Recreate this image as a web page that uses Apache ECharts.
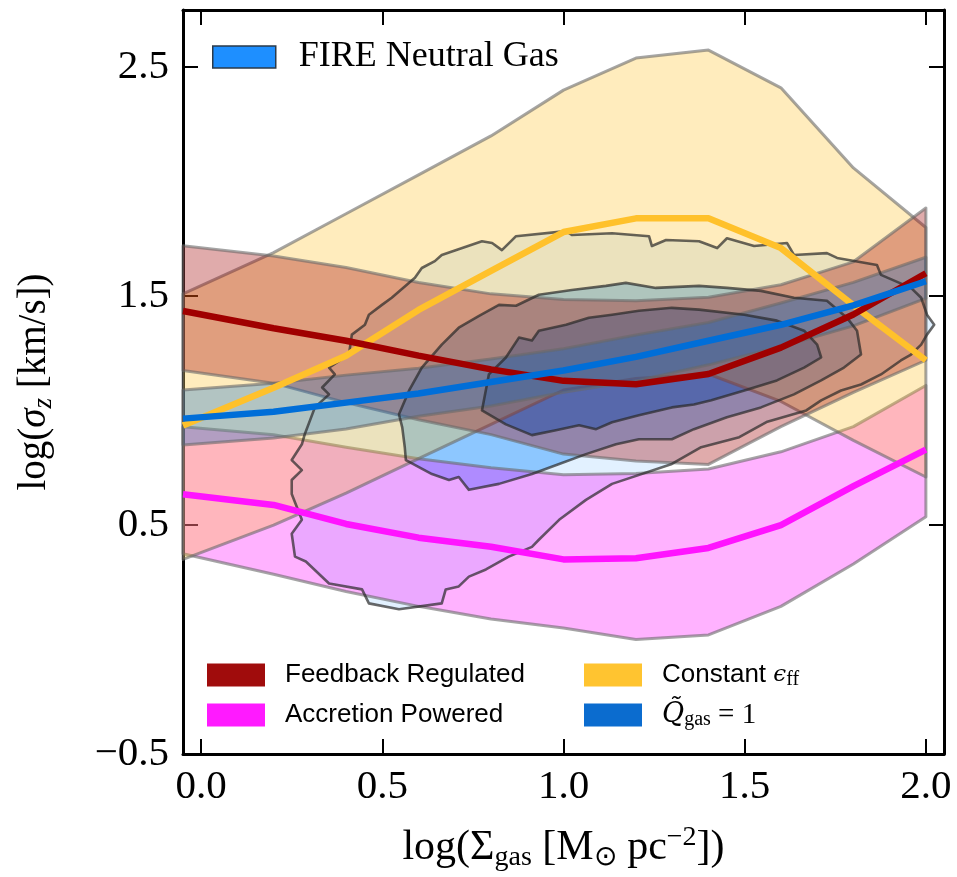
<!DOCTYPE html>
<html lang="en">
<head>
<meta charset="UTF-8">
<title>sigma_z vs Sigma_gas</title>
<script src="https://cdn.jsdelivr.net/npm/echarts@6/dist/echarts.min.js"></script>
<style>
    html, body { margin: 0; padding: 0; background: #fff; }
    #main { width: 957px; height: 877px; }
</style>
</head>
<body>
<div id="main"></div>
<script>
// grid of log(Sigma_gas) where the models are sampled
var xs = [-0.05, 0.2, 0.4, 0.6, 0.8, 1.0, 1.2, 1.4, 1.6, 1.8, 2.0];

// Feedback Regulated: median and band
var fbMid = [1.435, 1.36, 1.305, 1.24, 1.18, 1.13, 1.115, 1.16, 1.275, 1.42, 1.60];
var fbHi  = [1.72, 1.675, 1.625, 1.56, 1.51, 1.485, 1.48, 1.495, 1.55, 1.65, 1.885];
var fbLo  = [1.175, 1.12, 1.035, 0.96, 0.895, 0.81, 0.78, 0.765, 0.93, 1.08, 1.22];

// Accretion Powered
var apMid = [0.635, 0.588, 0.505, 0.445, 0.405, 0.35, 0.355, 0.40, 0.50, 0.67, 0.83];
var apHi  = [0.93, 0.895, 0.84, 0.79, 0.75, 0.72, 0.725, 0.745, 0.82, 0.93, 1.11];
var apLo  = [0.375, 0.285, 0.21, 0.145, 0.09, 0.05, 0.0, 0.02, 0.145, 0.33, 0.536];

// Constant eps_ff
var ceMid = [0.935, 1.10, 1.24, 1.44, 1.61, 1.78, 1.84, 1.84, 1.71, 1.46, 1.22];
var ceHi  = [1.51, 1.69, 1.86, 2.03, 2.20, 2.40, 2.54, 2.575, 2.41, 2.06, 1.80];
var ceLo  = [0.35, 0.50, 0.64, 0.79, 0.94, 1.09, 1.14, 1.16, 1.04, 0.87, 0.71];

// Q_gas = 1
var qMid = [0.965, 0.995, 1.035, 1.075, 1.125, 1.175, 1.235, 1.305, 1.375, 1.46, 1.565];
var qHi  = [1.09, 1.12, 1.155, 1.185, 1.225, 1.27, 1.33, 1.385, 1.47, 1.56, 1.67];
var qLo  = [0.85, 0.88, 0.92, 0.975, 1.02, 1.08, 1.13, 1.20, 1.28, 1.37, 1.49];

// FIRE neutral gas contours (outer, middle, core)
var fireOuter = [[0.259,0.362],[0.250,0.462],[0.278,0.523],[0.250,0.636],[0.250,0.697],[0.278,0.740],[0.250,0.784],[0.278,0.853],[0.286,0.897],[0.314,1.014],[0.353,1.071],[0.334,1.101],[0.369,1.158],[0.353,1.188],[0.408,1.245],[0.416,1.332],[0.452,1.375],[0.463,1.419],[0.499,1.462],[0.526,1.493],[0.590,1.580],[0.609,1.623],[0.645,1.653],[0.664,1.680],[0.775,1.740],[0.803,1.732],[0.830,1.701],[0.858,1.745],[0.869,1.762],[1.007,1.784],[1.023,1.767],[1.134,1.775],[1.236,1.762],[1.244,1.719],[1.283,1.745],[1.374,1.740],[1.424,1.710],[1.451,1.753],[1.526,1.719],[1.617,1.732],[1.636,1.680],[1.727,1.688],[1.755,1.667],[1.865,1.636],[1.876,1.593],[1.959,1.536],[1.987,1.493],[2.003,1.419],[2.023,1.375],[2.003,1.332],[1.987,1.288],[1.959,1.245],[1.931,1.219],[1.876,1.158],[1.821,1.114],[1.766,1.088],[1.711,1.045],[1.670,1.001],[1.560,0.950],[1.485,0.884],[1.380,0.840],[1.299,0.767],[1.134,0.680],[1.062,0.610],[0.988,0.523],[0.932,0.436],[0.913,0.405],[0.849,0.362],[0.786,0.306],[0.739,0.275],[0.711,0.232],[0.675,0.219],[0.664,0.158],[0.546,0.132],[0.463,0.158],[0.444,0.219],[0.353,0.245],[0.289,0.341]];
var fireMid = [[0.555,0.927],[0.546,0.984],[0.574,1.088],[0.609,1.188],[0.664,1.288],[0.711,1.362],[0.767,1.414],[0.822,1.462],[0.869,1.458],[0.932,1.506],[1.023,1.527],[1.117,1.545],[1.172,1.558],[1.255,1.536],[1.374,1.545],[1.451,1.536],[1.545,1.523],[1.636,1.493],[1.727,1.480],[1.782,1.406],[1.810,1.349],[1.821,1.245],[1.774,1.188],[1.711,1.132],[1.636,1.071],[1.545,1.014],[1.451,0.971],[1.360,0.919],[1.299,0.875],[1.208,0.875],[1.145,0.853],[1.062,0.810],[0.988,0.767],[0.913,0.723],[0.822,0.680],[0.739,0.654],[0.711,0.710],[0.684,0.697],[0.637,0.723],[0.565,0.784],[0.562,0.840]];
var fireCore = [[0.775,1.001],[0.794,1.158],[0.841,1.232],[0.877,1.319],[0.913,1.306],[0.932,1.349],[1.007,1.375],[1.070,1.406],[1.134,1.419],[1.208,1.436],[1.299,1.449],[1.374,1.441],[1.499,1.419],[1.589,1.393],[1.664,1.349],[1.700,1.288],[1.711,1.232],[1.664,1.188],[1.589,1.132],[1.499,1.088],[1.408,1.045],[1.360,1.027],[1.299,1.014],[1.208,0.980],[1.134,0.949],[1.090,0.919],[1.043,0.936],[0.979,0.914],[0.913,0.893],[0.841,0.940]];

var xTicks = [0, 0.5, 1.0, 1.5, 2.0];
var yTicks = [-0.5, 0.5, 1.5, 2.5];

var myChart = echarts.init(document.getElementById('main'));

function pairs(x, y) {
    var out = [];
    for (var i = 0; i < x.length; i++) out.push([x[i], y[i]]);
    return out;
}

// closed shape through the library's own coordinate mapping
function shape(name, pts, fill, stroke, width, z) {
    return {
        name: name, type: 'custom', z: z, silent: true,
        data: [[0, 0]],
        itemStyle: { color: fill },
        renderItem: function (params, api) {
            var p = pts.map(function (d) { return api.coord(d); });
            return {
                type: 'polygon',
                shape: { points: p },
                style: { fill: fill, stroke: stroke, lineWidth: width, lineJoin: 'round' }
            };
        }
    };
}

function band(name, hi, lo, fill) {
    var pts = pairs(xs, hi).concat(pairs(xs, lo).reverse());
    return shape(name, pts, fill, 'rgba(105,105,105,0.6)', 3, 3);
}

function median(name, ys, color) {
    return {
        name: name, type: 'line', z: 6, silent: true,
        data: pairs(xs, ys), showSymbol: false, symbol: 'none',
        lineStyle: { width: 6.5, color: color },
        itemStyle: { color: color }
    };
}

var fireBlue = 'rgba(30,144,255,';
var edge = 'rgba(40,40,40,0.7)';

var series = [
    shape('FIRE Neutral Gas', fireOuter, fireBlue + '0.13)', 'none', 0, 1),
    shape('fire2', fireMid, fireBlue + '0.43)', 'none', 0, 1),
    shape('fire3', fireCore, fireBlue + '0.8)', 'none', 0, 1),
    band('apBand', apHi, apLo, 'rgba(255,0,255,0.3)'),
    band('ceBand', ceHi, ceLo, 'rgba(255,193,37,0.3)'),
    band('fbBand', fbHi, fbLo, 'rgba(160,0,0,0.33)'),
    band('qBand', qHi, qLo, 'rgba(0,102,204,0.3)'),
    shape('fireLine1', fireOuter, 'none', edge, 2.6, 4),
    shape('fireLine2', fireMid, 'none', edge, 2.6, 4),
    shape('fireLine3', fireCore, 'none', edge, 2.6, 4),
    median('Accretion Powered', apMid, '#ff14ff'),
    median('Constant eff', ceMid, '#ffc12b'),
    median('Feedback Regulated', fbMid, '#a00000'),
    median('Qgas', qMid, '#006ed8')
];

var serif = 'Liberation Serif';
var frame = { show: true, onZero: false, lineStyle: { color: '#000', width: 3 } };
function ticks(vals) {
    return { show: true, inside: true, length: 15, customValues: vals, lineStyle: { color: '#000', width: 2 } };
}
function fmt(v) {
    return (v < 0 ? '\u2212' : '') + Math.abs(v).toFixed(1);
}

var option = {
    animation: false,
    backgroundColor: '#fff',
    grid: { left: 183, right: 13, top: 10, bottom: 119 },
    xAxis: [{
        type: 'value', min: -0.05, max: 2.05, position: 'bottom',
        axisLine: frame, axisTick: ticks(xTicks), splitLine: { show: false },
        axisLabel: { customValues: xTicks, formatter: fmt, fontFamily: serif, fontSize: 41, color: '#000', margin: 13 },
        name: 'log(\u03a3{sub|gas} [M{sub|\u2299} pc{sup|\u22122}])',
        nameLocation: 'middle', nameGap: 70,
        nameTextStyle: {
            fontFamily: serif, fontSize: 42, color: '#000', lineHeight: 48,
            rich: {
                sub: { fontFamily: serif, fontSize: 28, color: '#000', lineHeight: 24, verticalAlign: 'bottom' },
                sup: { fontFamily: serif, fontSize: 28, color: '#000', lineHeight: 24, verticalAlign: 'top' }
            }
        }
    }, {
        type: 'value', min: -0.05, max: 2.05, position: 'top',
        axisLine: frame, axisTick: ticks(xTicks), axisLabel: { show: false }, splitLine: { show: false }
    }],
    yAxis: [{
        type: 'value', min: -0.5, max: 2.75, position: 'left',
        axisLine: frame, axisTick: ticks(yTicks), splitLine: { show: false },
        axisLabel: { customValues: yTicks, formatter: fmt, fontFamily: serif, fontSize: 41, color: '#000', margin: 14 },
        name: 'log({it|\u03c3}{sub|z} [km/s])',
        nameLocation: 'middle', nameRotate: 90, nameGap: 126,
        nameTextStyle: {
            fontFamily: serif, fontSize: 39, color: '#000', lineHeight: 44,
            rich: {
                it: { fontFamily: serif, fontStyle: 'italic', fontSize: 39, color: '#000', lineHeight: 44 },
                sub: { fontFamily: serif, fontStyle: 'italic', fontSize: 27, color: '#000', lineHeight: 22, verticalAlign: 'bottom' }
            }
        }
    }, {
        type: 'value', min: -0.5, max: 2.75, position: 'right',
        axisLine: frame, axisTick: ticks(yTicks), axisLabel: { show: false }, splitLine: { show: false }
    }],
    legend: [{
        left: 207, top: 34, icon: 'rect', itemWidth: 63, itemHeight: 22, selectedMode: false,
        data: [{ name: 'FIRE Neutral Gas', itemStyle: { color: '#1e8fff', borderColor: '#2a3a4a', borderWidth: 1.5 } }],
        textStyle: { fontFamily: serif, fontSize: 36, color: '#000', padding: [0, 0, 0, 18] }
    }, {
        left: 202, top: 655, orient: 'vertical', icon: 'rect', itemWidth: 58, itemHeight: 23, itemGap: 10,
        selectedMode: false,
        data: [
            { name: 'Feedback Regulated', itemStyle: { color: '#a00c0c', borderWidth: 0 } },
            { name: 'Accretion Powered', itemStyle: { color: '#ff1aff', borderWidth: 0 } }
        ],
        textStyle: { fontFamily: 'Liberation Sans', fontSize: 26, color: '#000', lineHeight: 30, padding: [0, 0, 0, 15] }
    }, {
        left: 579, top: 655, orient: 'vertical', icon: 'rect', itemWidth: 58, itemHeight: 23, itemGap: 10,
        selectedMode: false,
        data: [
            { name: 'Constant eff', itemStyle: { color: '#ffc430', borderWidth: 0 } },
            { name: 'Qgas', itemStyle: { color: '#0b6ccf', borderWidth: 0 } }
        ],
        formatter: function (name) {
            if (name === 'Constant eff') return 'Constant {e|\u03f5}{sub|ff}';
            return '{q|Q\u0303}{sub|gas}{m| = 1}';
        },
        textStyle: {
            fontFamily: 'Liberation Sans', fontSize: 26, color: '#000', lineHeight: 30, padding: [0, 0, 0, 15],
            rich: {
                e: { fontFamily: 'DejaVu Serif', fontStyle: 'italic', fontSize: 23, color: '#000', lineHeight: 30 },
                q: { fontFamily: 'DejaVu Serif', fontStyle: 'italic', fontSize: 27, color: '#000', lineHeight: 30 },
                m: { fontFamily: serif, fontSize: 29, color: '#000', lineHeight: 30 },
                sub: { fontFamily: serif, fontSize: 20, color: '#000', lineHeight: 14, verticalAlign: 'bottom' }
            }
        }
    }],
    series: series
};

myChart.setOption(option);
</script>
</body>
</html>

- SHORT EXERCISE
Repeat only the lines from the beginning of the material through the line containing "1.28, 1.37, 1.49];", both ends kept, leaving pictures out.

- RESPONSE TO THE EXERCISE
Recreate this image as a web page that uses Apache ECharts.
<!DOCTYPE html>
<html lang="en">
<head>
<meta charset="UTF-8">
<title>sigma_z vs Sigma_gas</title>
<script src="https://cdn.jsdelivr.net/npm/echarts@6/dist/echarts.min.js"></script>
<style>
    html, body { margin: 0; padding: 0; background: #fff; }
    #main { width: 957px; height: 877px; }
</style>
</head>
<body>
<div id="main"></div>
<script>
// grid of log(Sigma_gas) where the models are sampled
var xs = [-0.05, 0.2, 0.4, 0.6, 0.8, 1.0, 1.2, 1.4, 1.6, 1.8, 2.0];

// Feedback Regulated: median and band
var fbMid = [1.435, 1.36, 1.305, 1.24, 1.18, 1.13, 1.115, 1.16, 1.275, 1.42, 1.60];
var fbHi  = [1.72, 1.675, 1.625, 1.56, 1.51, 1.485, 1.48, 1.495, 1.55, 1.65, 1.885];
var fbLo  = [1.175, 1.12, 1.035, 0.96, 0.895, 0.81, 0.78, 0.765, 0.93, 1.08, 1.22];

// Accretion Powered
var apMid = [0.635, 0.588, 0.505, 0.445, 0.405, 0.35, 0.355, 0.40, 0.50, 0.67, 0.83];
var apHi  = [0.93, 0.895, 0.84, 0.79, 0.75, 0.72, 0.725, 0.745, 0.82, 0.93, 1.11];
var apLo  = [0.375, 0.285, 0.21, 0.145, 0.09, 0.05, 0.0, 0.02, 0.145, 0.33, 0.536];

// Constant eps_ff
var ceMid = [0.935, 1.10, 1.24, 1.44, 1.61, 1.78, 1.84, 1.84, 1.71, 1.46, 1.22];
var ceHi  = [1.51, 1.69, 1.86, 2.03, 2.20, 2.40, 2.54, 2.575, 2.41, 2.06, 1.80];
var ceLo  = [0.35, 0.50, 0.64, 0.79, 0.94, 1.09, 1.14, 1.16, 1.04, 0.87, 0.71];

// Q_gas = 1
var qMid = [0.965, 0.995, 1.035, 1.075, 1.125, 1.175, 1.235, 1.305, 1.375, 1.46, 1.565];
var qHi  = [1.09, 1.12, 1.155, 1.185, 1.225, 1.27, 1.33, 1.385, 1.47, 1.56, 1.67];
var qLo  = [0.85, 0.88, 0.92, 0.975, 1.02, 1.08, 1.13, 1.20, 1.28, 1.37, 1.49];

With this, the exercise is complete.